Abstract
Ischemic heart disease remains one of the most prominent causes of mortalities worldwide with heart transplantation being the gold-standard treatment option. However, due to the major limitations associated with heart transplants, such as an inadequate supply and heart rejection, there remains a significant clinical need for a viable cardiac regenerative therapy to restore native myocardial function. Over the course of the previous several decades, researchers have made prominent advances in the field of cardiac regeneration with the creation of in vitro human pluripotent stem cell-derived cardiomyocyte tissue engineered constructs. However, these engineered constructs exhibit a functionally immature, disorganized, fetal-like phenotype that is not equivalent physiologically to native adult cardiac tissue. Due to this major limitation, many recent studies have investigated approaches to improve pluripotent stem cell-derived cardiomyocyte maturation to close this large functionality gap between engineered and native cardiac tissue. This review integrates the natural developmental mechanisms of cardiomyocyte structural and functional maturation. The variety of ways researchers have attempted to improve cardiomyocyte maturation in vitro by mimicking natural development, known as natural engineering, is readily discussed. The main focus of this review involves the synergistic role of electrical and mechanical stimulation, extracellular matrix interactions, and non-cardiomyocyte interactions in facilitating cardiomyocyte maturation. Overall, even with these current natural engineering approaches, pluripotent stem cell-derived cardiomyocytes within three-dimensional engineered heart tissue still remain mostly within the early to late fetal stages of cardiomyocyte maturity. Therefore, although the end goal is to achieve adult phenotypic maturity, more emphasis must be placed on elucidating how the in vivo fetal microenvironment drives cardiomyocyte maturation. This information can then be utilized to develop natural engineering approaches that can emulate this fetal microenvironment and thus make prominent progress in pluripotent stem cell-derived maturity toward a more clinically relevant model for cardiac regeneration.
Highlights
Cardiovascular disease has remained the most common cause of mortality for over a century
Several promising advances of cardiomyocyte maturation have been made through the utilization of in vitro mechanical stimulation, electrical stimulation, extracellular matrix interactions, and co-cultures with non-cardiomyocytes, which mimic the natural physiological environment of CMs in vivo, known as natural engineering (Figure 5)

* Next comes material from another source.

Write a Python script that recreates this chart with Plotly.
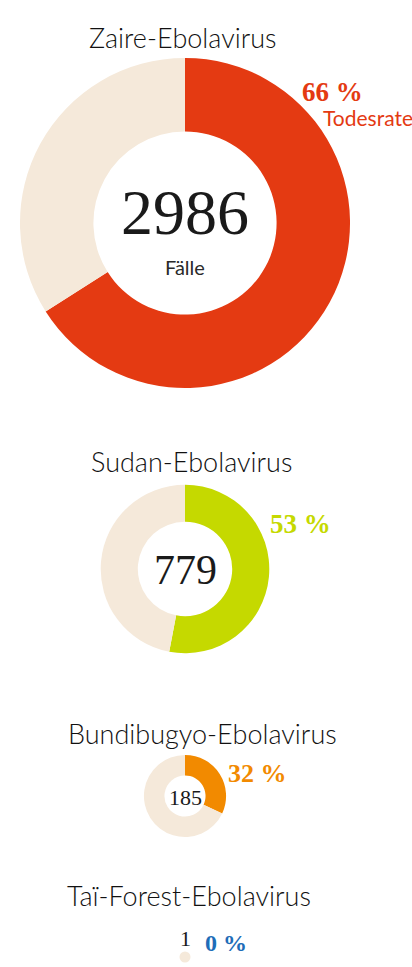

Collagen/matrigel seeded with human pluripotent stem cell-derived cardiomyocytes (PSC-CMs) compacted around an anchored sutures were electrically stimulated gradually from 0 to 3 Hz for 7 days, since 3 Hz is equivalent to the average human fetal heart rate of about 180 bpm, and tested 0–6 Hz for 7 days to determine the limits of the engineered heart tissue (EHT)
Summary
Cardiovascular disease has remained the most common cause of mortality for over a century. During the natural developmental program in vivo, mechanical stimuli, electrical stimuli, extracellular matrix interactions, and non-cardiomyocyte interactions synergistically combine in a spatiotemporal manner to effectively drive CM maturity from the immature early fetal CM stage to the functionally mature adult CM stage.